Transcribe the data in full and exactly, omitting any pictures.

## begin DATASET EXCERPT

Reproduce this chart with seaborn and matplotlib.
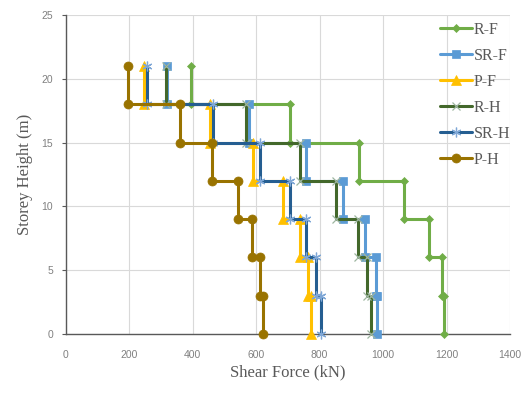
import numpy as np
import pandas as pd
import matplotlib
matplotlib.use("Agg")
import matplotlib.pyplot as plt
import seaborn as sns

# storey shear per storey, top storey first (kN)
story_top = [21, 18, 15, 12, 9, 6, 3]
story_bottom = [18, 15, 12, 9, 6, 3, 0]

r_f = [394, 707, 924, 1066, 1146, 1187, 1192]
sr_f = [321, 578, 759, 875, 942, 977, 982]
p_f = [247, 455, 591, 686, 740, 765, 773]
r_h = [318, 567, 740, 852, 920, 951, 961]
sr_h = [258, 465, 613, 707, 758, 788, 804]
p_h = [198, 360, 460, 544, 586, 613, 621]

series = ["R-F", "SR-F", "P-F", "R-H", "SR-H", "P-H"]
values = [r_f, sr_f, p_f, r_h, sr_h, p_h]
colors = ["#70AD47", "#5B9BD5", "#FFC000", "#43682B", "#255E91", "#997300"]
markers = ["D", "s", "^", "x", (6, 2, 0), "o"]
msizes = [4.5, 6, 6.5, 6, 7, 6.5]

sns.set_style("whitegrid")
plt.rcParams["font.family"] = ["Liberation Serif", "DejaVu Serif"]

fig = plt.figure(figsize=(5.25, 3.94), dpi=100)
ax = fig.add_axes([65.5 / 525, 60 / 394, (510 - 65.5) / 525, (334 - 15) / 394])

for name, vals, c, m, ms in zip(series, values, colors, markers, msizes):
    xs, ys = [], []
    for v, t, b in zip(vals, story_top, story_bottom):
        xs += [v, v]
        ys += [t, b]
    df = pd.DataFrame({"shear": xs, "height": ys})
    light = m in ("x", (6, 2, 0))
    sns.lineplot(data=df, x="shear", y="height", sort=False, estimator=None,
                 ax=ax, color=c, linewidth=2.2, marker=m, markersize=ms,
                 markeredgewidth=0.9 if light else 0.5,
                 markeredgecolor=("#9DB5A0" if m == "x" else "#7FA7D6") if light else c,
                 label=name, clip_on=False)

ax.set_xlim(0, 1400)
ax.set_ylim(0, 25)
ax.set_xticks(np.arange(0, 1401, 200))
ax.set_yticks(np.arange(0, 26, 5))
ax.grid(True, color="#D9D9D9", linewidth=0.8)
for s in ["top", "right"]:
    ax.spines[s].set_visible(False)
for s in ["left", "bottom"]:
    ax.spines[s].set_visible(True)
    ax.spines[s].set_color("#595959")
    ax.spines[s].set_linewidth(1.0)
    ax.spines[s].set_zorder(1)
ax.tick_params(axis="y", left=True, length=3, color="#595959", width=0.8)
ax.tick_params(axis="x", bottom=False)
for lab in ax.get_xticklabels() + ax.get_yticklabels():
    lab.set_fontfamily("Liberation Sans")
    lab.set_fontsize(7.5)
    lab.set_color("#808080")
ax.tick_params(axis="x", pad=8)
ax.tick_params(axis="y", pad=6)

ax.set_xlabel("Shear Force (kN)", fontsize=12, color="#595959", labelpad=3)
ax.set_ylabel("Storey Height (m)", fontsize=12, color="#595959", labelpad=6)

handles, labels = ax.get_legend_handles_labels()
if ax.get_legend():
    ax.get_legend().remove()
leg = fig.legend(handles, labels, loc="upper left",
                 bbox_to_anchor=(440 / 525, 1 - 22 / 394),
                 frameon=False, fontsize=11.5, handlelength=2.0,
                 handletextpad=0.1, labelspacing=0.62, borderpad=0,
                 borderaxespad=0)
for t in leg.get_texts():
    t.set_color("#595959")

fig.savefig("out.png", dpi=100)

## end DATASET EXCERPT

● **CORRECT RESULT**:
Reproduce this chart with seaborn and matplotlib.
import numpy as np
import pandas as pd
import matplotlib
matplotlib.use("Agg")
import matplotlib.pyplot as plt
import seaborn as sns

# storey shear per storey, top storey first (kN)
story_top = [21, 18, 15, 12, 9, 6, 3]
story_bottom = [18, 15, 12, 9, 6, 3, 0]

r_f = [394, 707, 924, 1066, 1146, 1187, 1192]
sr_f = [321, 578, 759, 875, 942, 977, 982]
p_f = [247, 455, 591, 686, 740, 765, 773]
r_h = [318, 567, 740, 852, 920, 951, 961]
sr_h = [258, 465, 613, 707, 758, 788, 804]
p_h = [198, 360, 460, 544, 586, 613, 621]

series = ["R-F", "SR-F", "P-F", "R-H", "SR-H", "P-H"]
values = [r_f, sr_f, p_f, r_h, sr_h, p_h]
colors = ["#70AD47", "#5B9BD5", "#FFC000", "#43682B", "#255E91", "#997300"]
markers = ["D", "s", "^", "x", (6, 2, 0), "o"]
msizes = [4.5, 6, 6.5, 6, 7, 6.5]

sns.set_style("whitegrid")
plt.rcParams["font.family"] = ["Liberation Serif", "DejaVu Serif"]

fig = plt.figure(figsize=(5.25, 3.94), dpi=100)
ax = fig.add_axes([65.5 / 525, 60 / 394, (510 - 65.5) / 525, (334 - 15) / 394])

for name, vals, c, m, ms in zip(series, values, colors, markers, msizes):
    xs, ys = [], []
    for v, t, b in zip(vals, story_top, story_bottom):
        xs += [v, v]
        ys += [t, b]
    df = pd.DataFrame({"shear": xs, "height": ys})
    light = m in ("x", (6, 2, 0))
    sns.lineplot(data=df, x="shear", y="height", sort=False, estimator=None,
                 ax=ax, color=c, linewidth=2.2, marker=m, markersize=ms,
                 markeredgewidth=0.9 if light else 0.5,
                 markeredgecolor=("#9DB5A0" if m == "x" else "#7FA7D6") if light else c,
                 label=name, clip_on=False)

ax.set_xlim(0, 1400)
ax.set_ylim(0, 25)
ax.set_xticks(np.arange(0, 1401, 200))
ax.set_yticks(np.arange(0, 26, 5))
ax.grid(True, color="#D9D9D9", linewidth=0.8)
for s in ["top", "right"]:
    ax.spines[s].set_visible(False)
for s in ["left", "bottom"]:
    ax.spines[s].set_visible(True)
    ax.spines[s].set_color("#595959")
    ax.spines[s].set_linewidth(1.0)
    ax.spines[s].set_zorder(1)
ax.tick_params(axis="y", left=True, length=3, color="#595959", width=0.8)
ax.tick_params(axis="x", bottom=False)
for lab in ax.get_xticklabels() + ax.get_yticklabels():
    lab.set_fontfamily("Liberation Sans")
    lab.set_fontsize(7.5)
    lab.set_color("#808080")
ax.tick_params(axis="x", pad=8)
ax.tick_params(axis="y", pad=6)

ax.set_xlabel("Shear Force (kN)", fontsize=12, color="#595959", labelpad=3)
ax.set_ylabel("Storey Height (m)", fontsize=12, color="#595959", labelpad=6)

handles, labels = ax.get_legend_handles_labels()
if ax.get_legend():
    ax.get_legend().remove()
leg = fig.legend(handles, labels, loc="upper left",
                 bbox_to_anchor=(440 / 525, 1 - 22 / 394),
                 frameon=False, fontsize=11.5, handlelength=2.0,
                 handletextpad=0.1, labelspacing=0.62, borderpad=0,
                 borderaxespad=0)
for t in leg.get_texts():
    t.set_color("#595959")

fig.savefig("out.png", dpi=100)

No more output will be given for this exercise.